Il 19 gennaio 2022, Rodolfo Errore ha lasciato la presidenza di SACE per Ludoil, società attiva nei settori petrolifero e petrolchimico. Il suo posto è stato preso ad interim da Mario Giro, già Vice Ministro degli Affari Esteri e membro della Comunità di Sant’Egidio dal 1975. Una storia professionale e personale spesso intrecciata con l’Africa, in particolare per questioni riguardanti la pace e il dialogo interreligioso. È lecito interrogarsi se la sensibilità di Giro per le questioni africane farà desistere SACE da assicurare il progetto. L’agenzia, incalzata dall’associazione ReCommon e da altre 28 realtà della società civile internazionale, ha confermato che si trova in una posizione di valutazione preliminare, e che ciò non implica che la pratica vada in porto.

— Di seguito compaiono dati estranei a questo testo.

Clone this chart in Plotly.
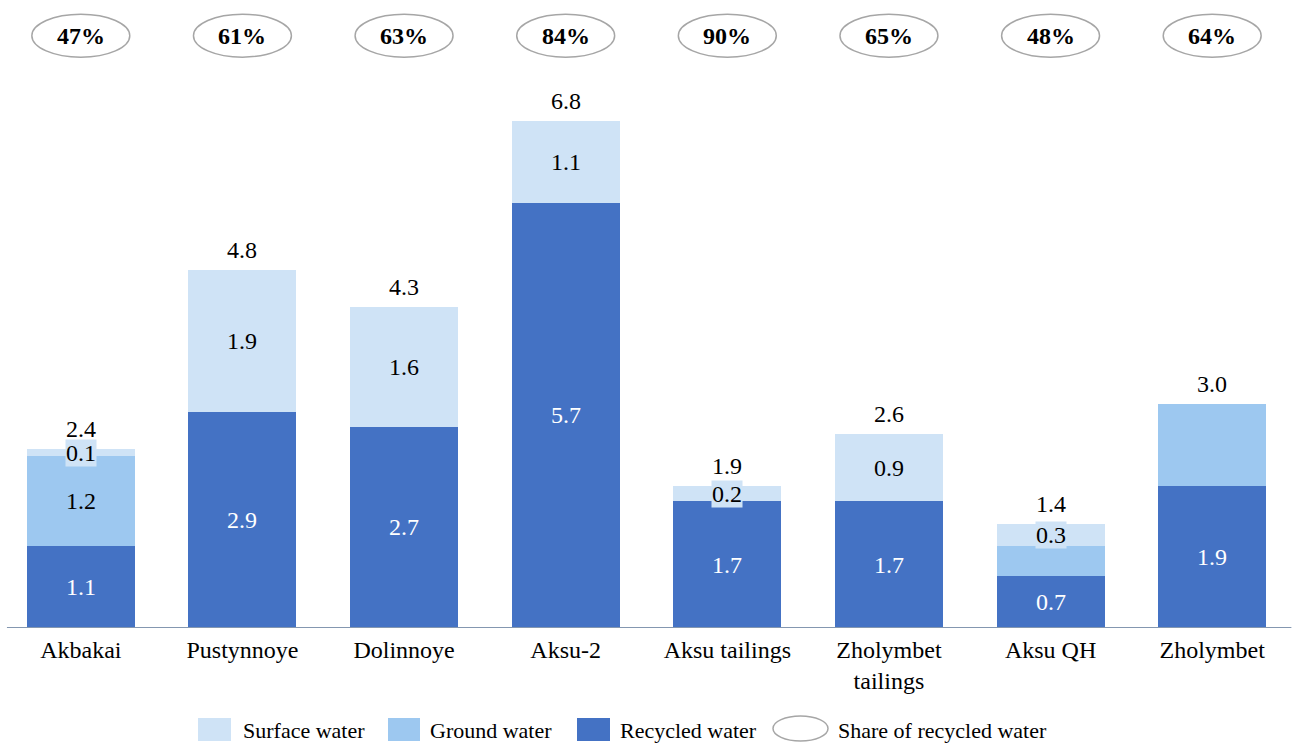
import plotly.graph_objects as go

# Water intake by site, million m3
sites = ["Akbakai", "Pustynnoye", "Dolinnoye", "Aksu-2", "Aksu tailings",
         "Zholymbet<br>tailings", "Aksu QH", "Zholymbet"]
recycled = [1.1, 2.9, 2.7, 5.7, 1.7, 1.7, 0.7, 1.9]
ground = [1.2, 0.0, 0.0, 0.0, 0.0, 0.0, 0.4, 1.1]
surface = [0.1, 1.9, 1.6, 1.1, 0.2, 0.9, 0.3, 0.0]
ground_labelled = [True, False, False, False, False, False, False, False]
share_recycled = [47, 61, 63, 84, 90, 65, 48, 64]

C_REC = "#4472C4"
C_GRD = "#9DC8F0"
C_SUR = "#CFE3F6"
FONT = "Liberation Serif"

W, H = 1295, 747
ML, MR, MT, MB = 0, 2, 0, 119
PW, PH = W - ML - MR, H - MT - MB
Y_TOP = 8.418
SHARE_Y = 7.94

fig = go.Figure()
for name, vals, col in [("Recycled water", recycled, C_REC),
                        ("Ground water", ground, C_GRD),
                        ("Surface water", surface, C_SUR)]:
    fig.add_trace(go.Bar(x=sites, y=vals, name=name, marker=dict(color=col, line=dict(width=0)),
                         width=0.668, showlegend=False, hoverinfo="x+y+name"))

ann = []
shapes = []
for i, s in enumerate(sites):
    r, g, sf = recycled[i], ground[i], surface[i]
    total = r + g + sf
    # segment labels
    ann.append(dict(x=s, y=r / 2, text=f"{r:.1f}", showarrow=False,
                    font=dict(family=FONT, size=24, color="white")))
    if g > 0 and ground_labelled[i]:
        ann.append(dict(x=s, y=r + g / 2, text=f"{g:.1f}", showarrow=False,
                        font=dict(family=FONT, size=24, color="black")))
    if sf > 0:
        small = sf < 0.5
        ann.append(dict(x=s, y=r + g + sf / 2, text=f"{sf:.1f}", showarrow=False,
                        font=dict(family=FONT, size=24, color="black"),
                        bgcolor=C_SUR if small else None, borderpad=0))
    # total above the bar
    ann.append(dict(x=s, y=total, text=f"{total:.1f}", showarrow=False, yshift=20,
                    font=dict(family=FONT, size=24, color="black")))
    # share of recycled water in an ellipse
    shapes.append(dict(type="circle", xref="x", yref="y",
                       x0=i - 0.303, x1=i + 0.303,
                       y0=SHARE_Y - 0.288, y1=SHARE_Y + 0.288,
                       line=dict(color="#A6A6A6", width=1.5), fillcolor="white", layer="below"))
    ann.append(dict(x=s, y=SHARE_Y, text=f"<b>{share_recycled[i]}%</b>", showarrow=False,
                    font=dict(family=FONT, size=24, color="black")))

# category axis line
shapes.append(dict(type="line", xref="x", yref="y", x0=-0.457, x1=7.49, y0=0, y1=0,
                   line=dict(color="#8497B0", width=2)))


def px_x(px):
    return (px - ML) / PW


def px_y(py):
    return (MT + PH - py) / PH


# legend drawn below the axis
legend_items = [
    ("rect", C_SUR, 198, 231, "Surface water", 241),
    ("rect", C_GRD, 388, 420, "Ground water", 428),
    ("rect", C_REC, 577, 610, "Recycled water", 618),
    ("circle", "white", 773, 828, "Share of recycled water", 836),
]
for kind, col, x0, x1, label, tx in legend_items:
    if kind == "rect":
        shapes.append(dict(type="rect", xref="paper", yref="paper",
                           x0=px_x(x0), x1=px_x(x1), y0=px_y(741), y1=px_y(718),
                           fillcolor=col, line=dict(width=0)))
    else:
        shapes.append(dict(type="circle", xref="paper", yref="paper",
                           x0=px_x(x0), x1=px_x(x1), y0=px_y(741), y1=px_y(716),
                           fillcolor=col, line=dict(color="#A6A6A6", width=1.5)))
    ann.append(dict(x=px_x(tx), y=px_y(730), xref="paper", yref="paper", text=label,
                    showarrow=False, xanchor="left", yanchor="middle",
                    font=dict(family=FONT, size=22, color="black")))

fig.update_layout(
    width=W, height=H,
    margin=dict(l=ML, r=MR, t=MT, b=MB),
    barmode="stack", bargap=0.332,
    plot_bgcolor="white", paper_bgcolor="white",
    font=dict(family=FONT, color="black"),
    xaxis=dict(type="category", range=[-0.5, 7.5], showline=False, showgrid=False,
               ticks="", ticklabelstandoff=5,
               tickfont=dict(family=FONT, size=24, color="black")),
    yaxis=dict(range=[0, Y_TOP], visible=False),
    annotations=ann, shapes=shapes,
)

fig.write_html("out.html")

A maggio 2021, SACE ha adottato dei primi impegni volti a tutelare il clima e l’ambiente, limitando la possibilità di assicurare alcune delle operazioni più impattanti. Le maglie sono però ancora molto larghe, tanto che un progetto come EACOP potrebbe essere assicurato. Policy che non è stata resa pubblica sul sito istituzionale di SACE, ponendo seri dubbi sulla sua implementazione e, in generale, sulla trasparenza del gruppo. Se SACE – e, di conseguenza, il governo italiano – è seria nella sua lotta alla crisi climatica, non può fare altro che abbandonare il progetto una volta per tutte.